In the entries below, print exactly the lines from the first through the one with "from matplotlib.ticker import MultipleLocator", both included, and none of the pictures.
— start DATASET CONTENT —
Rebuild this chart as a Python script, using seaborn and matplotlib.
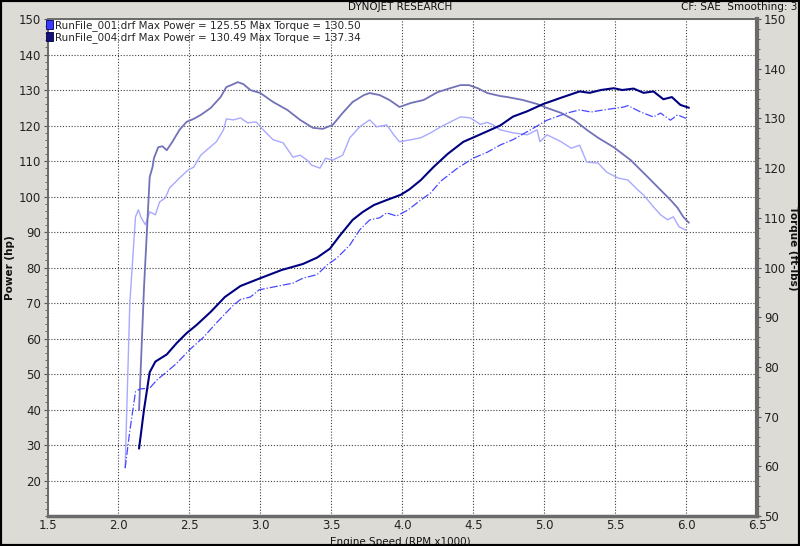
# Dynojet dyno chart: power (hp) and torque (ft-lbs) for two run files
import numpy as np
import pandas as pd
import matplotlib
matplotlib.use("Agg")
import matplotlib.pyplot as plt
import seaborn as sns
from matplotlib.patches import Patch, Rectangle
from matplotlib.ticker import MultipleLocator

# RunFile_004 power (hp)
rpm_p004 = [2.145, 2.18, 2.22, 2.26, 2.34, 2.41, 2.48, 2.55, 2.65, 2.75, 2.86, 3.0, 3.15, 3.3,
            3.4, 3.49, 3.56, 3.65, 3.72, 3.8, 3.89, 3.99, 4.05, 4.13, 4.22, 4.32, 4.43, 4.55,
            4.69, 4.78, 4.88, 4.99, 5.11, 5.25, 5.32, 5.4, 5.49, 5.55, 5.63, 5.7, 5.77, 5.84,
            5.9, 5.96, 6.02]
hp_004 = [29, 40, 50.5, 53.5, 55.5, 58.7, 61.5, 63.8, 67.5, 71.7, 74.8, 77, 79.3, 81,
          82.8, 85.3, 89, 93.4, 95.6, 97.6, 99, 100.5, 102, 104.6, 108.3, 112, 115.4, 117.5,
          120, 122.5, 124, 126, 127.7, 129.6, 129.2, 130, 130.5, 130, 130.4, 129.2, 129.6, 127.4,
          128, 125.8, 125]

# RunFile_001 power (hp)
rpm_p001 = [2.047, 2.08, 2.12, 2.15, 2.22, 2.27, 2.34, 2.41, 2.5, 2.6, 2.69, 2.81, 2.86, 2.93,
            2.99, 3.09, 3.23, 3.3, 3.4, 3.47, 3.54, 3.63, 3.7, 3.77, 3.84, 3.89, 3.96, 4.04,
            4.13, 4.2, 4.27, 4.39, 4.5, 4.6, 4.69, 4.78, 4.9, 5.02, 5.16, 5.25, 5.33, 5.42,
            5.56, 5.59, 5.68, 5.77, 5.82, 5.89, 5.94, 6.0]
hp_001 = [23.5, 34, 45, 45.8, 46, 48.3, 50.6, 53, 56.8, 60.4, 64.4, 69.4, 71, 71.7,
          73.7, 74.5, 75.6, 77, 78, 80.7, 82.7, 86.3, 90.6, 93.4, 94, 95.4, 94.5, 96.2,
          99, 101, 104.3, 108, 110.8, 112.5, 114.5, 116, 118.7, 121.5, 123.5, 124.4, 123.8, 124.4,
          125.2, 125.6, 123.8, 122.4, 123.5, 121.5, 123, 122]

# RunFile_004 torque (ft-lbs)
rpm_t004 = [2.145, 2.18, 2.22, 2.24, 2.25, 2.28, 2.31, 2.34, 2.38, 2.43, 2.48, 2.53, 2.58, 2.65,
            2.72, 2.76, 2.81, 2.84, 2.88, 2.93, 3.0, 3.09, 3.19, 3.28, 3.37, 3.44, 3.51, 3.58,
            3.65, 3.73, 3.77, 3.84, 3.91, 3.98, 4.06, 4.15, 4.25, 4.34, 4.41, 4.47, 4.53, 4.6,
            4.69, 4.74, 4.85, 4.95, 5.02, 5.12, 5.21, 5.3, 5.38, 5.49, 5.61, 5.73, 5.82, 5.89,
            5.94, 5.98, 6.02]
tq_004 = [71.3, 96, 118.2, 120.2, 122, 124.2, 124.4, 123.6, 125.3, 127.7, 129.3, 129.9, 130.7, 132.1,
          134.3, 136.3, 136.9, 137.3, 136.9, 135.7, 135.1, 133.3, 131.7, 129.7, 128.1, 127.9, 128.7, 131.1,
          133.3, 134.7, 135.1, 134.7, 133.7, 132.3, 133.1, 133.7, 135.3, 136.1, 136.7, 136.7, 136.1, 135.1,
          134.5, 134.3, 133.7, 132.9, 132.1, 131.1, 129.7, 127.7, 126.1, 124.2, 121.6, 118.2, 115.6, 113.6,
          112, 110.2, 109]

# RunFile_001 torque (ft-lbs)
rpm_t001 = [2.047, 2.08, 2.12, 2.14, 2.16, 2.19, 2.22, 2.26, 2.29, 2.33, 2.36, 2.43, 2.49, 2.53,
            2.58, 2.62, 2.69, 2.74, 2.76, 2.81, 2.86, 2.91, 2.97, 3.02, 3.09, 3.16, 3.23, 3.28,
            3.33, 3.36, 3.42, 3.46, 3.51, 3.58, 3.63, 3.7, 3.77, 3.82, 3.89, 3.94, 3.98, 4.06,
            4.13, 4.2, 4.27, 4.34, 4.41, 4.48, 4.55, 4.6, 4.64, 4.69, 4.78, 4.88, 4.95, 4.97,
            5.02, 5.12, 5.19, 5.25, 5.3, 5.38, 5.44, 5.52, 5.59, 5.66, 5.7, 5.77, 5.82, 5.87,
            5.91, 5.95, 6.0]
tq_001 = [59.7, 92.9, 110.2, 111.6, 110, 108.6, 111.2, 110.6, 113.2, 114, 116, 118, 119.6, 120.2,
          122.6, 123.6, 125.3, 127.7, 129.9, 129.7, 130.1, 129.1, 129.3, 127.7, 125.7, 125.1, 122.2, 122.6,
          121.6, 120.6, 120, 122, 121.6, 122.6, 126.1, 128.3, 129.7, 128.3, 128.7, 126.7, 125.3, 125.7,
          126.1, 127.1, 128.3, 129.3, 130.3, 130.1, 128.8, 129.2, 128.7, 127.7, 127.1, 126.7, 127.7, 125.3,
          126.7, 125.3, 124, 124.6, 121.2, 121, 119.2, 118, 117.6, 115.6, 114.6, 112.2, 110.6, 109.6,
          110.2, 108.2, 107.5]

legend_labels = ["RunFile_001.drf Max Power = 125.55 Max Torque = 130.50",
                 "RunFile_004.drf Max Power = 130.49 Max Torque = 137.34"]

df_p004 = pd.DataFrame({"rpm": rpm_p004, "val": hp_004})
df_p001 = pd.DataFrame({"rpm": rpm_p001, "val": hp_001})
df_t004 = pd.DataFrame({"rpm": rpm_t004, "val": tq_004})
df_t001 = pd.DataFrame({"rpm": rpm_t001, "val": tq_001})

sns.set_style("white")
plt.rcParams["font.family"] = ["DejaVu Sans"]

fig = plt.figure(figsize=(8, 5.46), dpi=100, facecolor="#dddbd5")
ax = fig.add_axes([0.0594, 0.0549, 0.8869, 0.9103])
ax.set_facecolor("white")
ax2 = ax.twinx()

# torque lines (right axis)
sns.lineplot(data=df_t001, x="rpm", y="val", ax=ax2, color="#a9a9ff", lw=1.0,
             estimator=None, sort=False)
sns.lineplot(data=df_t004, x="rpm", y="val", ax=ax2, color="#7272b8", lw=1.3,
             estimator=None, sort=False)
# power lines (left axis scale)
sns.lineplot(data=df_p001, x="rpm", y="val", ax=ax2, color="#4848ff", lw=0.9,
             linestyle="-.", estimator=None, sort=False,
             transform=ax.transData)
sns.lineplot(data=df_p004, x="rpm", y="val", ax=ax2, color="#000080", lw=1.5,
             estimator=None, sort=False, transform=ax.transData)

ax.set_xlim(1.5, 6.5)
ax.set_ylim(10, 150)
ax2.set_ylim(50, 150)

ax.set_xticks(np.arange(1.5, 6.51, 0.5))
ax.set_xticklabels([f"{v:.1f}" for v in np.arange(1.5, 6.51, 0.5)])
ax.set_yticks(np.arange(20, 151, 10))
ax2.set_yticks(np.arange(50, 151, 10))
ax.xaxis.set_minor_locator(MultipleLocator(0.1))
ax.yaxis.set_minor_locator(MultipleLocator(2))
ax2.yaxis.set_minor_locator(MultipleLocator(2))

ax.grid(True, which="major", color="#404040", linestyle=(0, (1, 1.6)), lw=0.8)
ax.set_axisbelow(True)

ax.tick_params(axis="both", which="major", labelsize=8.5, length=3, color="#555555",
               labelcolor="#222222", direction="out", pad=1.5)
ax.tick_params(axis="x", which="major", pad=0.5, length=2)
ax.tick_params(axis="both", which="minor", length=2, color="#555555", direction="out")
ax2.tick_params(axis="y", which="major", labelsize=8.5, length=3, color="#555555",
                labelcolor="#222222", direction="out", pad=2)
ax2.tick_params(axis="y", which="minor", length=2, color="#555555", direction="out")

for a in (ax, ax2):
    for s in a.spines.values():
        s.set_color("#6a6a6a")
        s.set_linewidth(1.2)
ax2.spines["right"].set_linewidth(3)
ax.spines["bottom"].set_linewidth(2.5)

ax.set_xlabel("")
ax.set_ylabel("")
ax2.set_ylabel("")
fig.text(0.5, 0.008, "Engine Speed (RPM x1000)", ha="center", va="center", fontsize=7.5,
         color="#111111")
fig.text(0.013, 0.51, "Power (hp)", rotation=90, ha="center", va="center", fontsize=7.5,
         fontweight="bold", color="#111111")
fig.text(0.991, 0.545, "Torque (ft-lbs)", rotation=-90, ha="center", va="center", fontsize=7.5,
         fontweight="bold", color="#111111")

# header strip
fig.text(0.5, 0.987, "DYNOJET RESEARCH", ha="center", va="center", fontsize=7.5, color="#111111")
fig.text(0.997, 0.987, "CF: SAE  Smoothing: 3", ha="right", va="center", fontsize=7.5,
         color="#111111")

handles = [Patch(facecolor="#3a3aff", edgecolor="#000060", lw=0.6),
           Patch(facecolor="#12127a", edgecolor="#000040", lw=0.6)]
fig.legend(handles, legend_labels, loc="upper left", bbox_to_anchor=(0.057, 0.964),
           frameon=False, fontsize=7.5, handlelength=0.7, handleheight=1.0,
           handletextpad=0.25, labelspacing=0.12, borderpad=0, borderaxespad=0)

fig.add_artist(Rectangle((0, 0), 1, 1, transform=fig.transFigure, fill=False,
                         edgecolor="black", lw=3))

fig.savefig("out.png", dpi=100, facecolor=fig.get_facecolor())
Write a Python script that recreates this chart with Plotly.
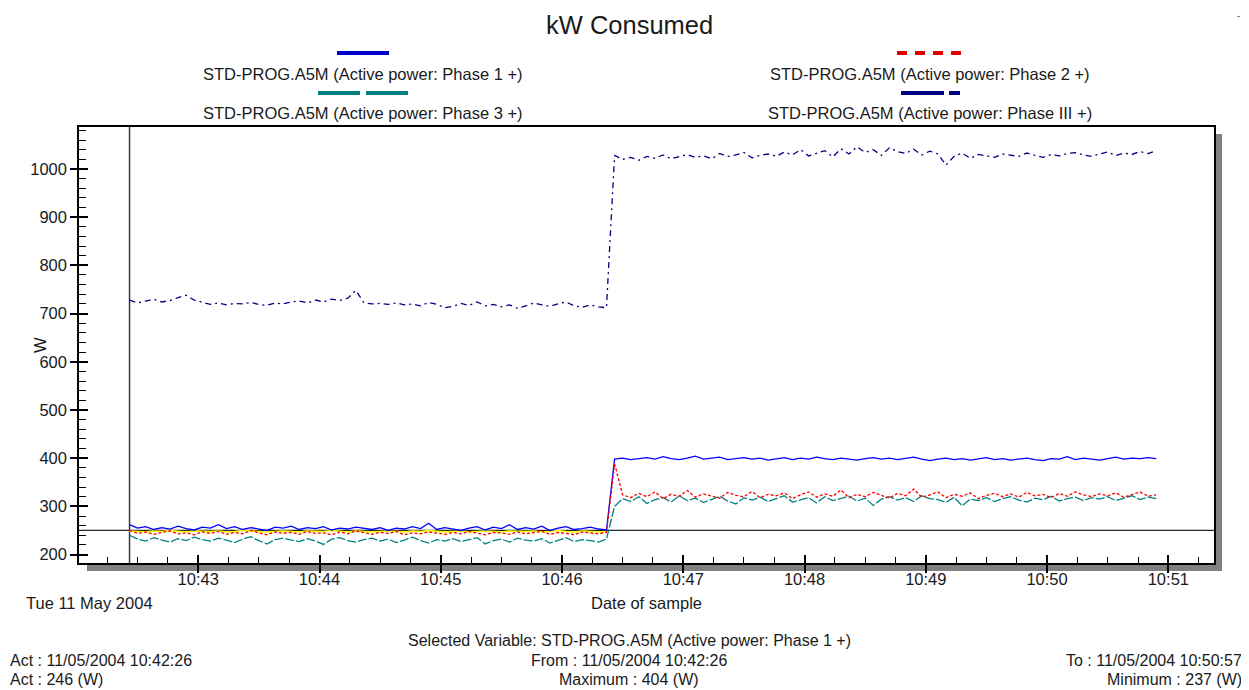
— end DATASET CONTENT —
[THE COMPLETED TASK]:
Rebuild this chart as a Python script, using seaborn and matplotlib.
# Dynojet dyno chart: power (hp) and torque (ft-lbs) for two run files
import numpy as np
import pandas as pd
import matplotlib
matplotlib.use("Agg")
import matplotlib.pyplot as plt
import seaborn as sns
from matplotlib.patches import Patch, Rectangle
from matplotlib.ticker import MultipleLocator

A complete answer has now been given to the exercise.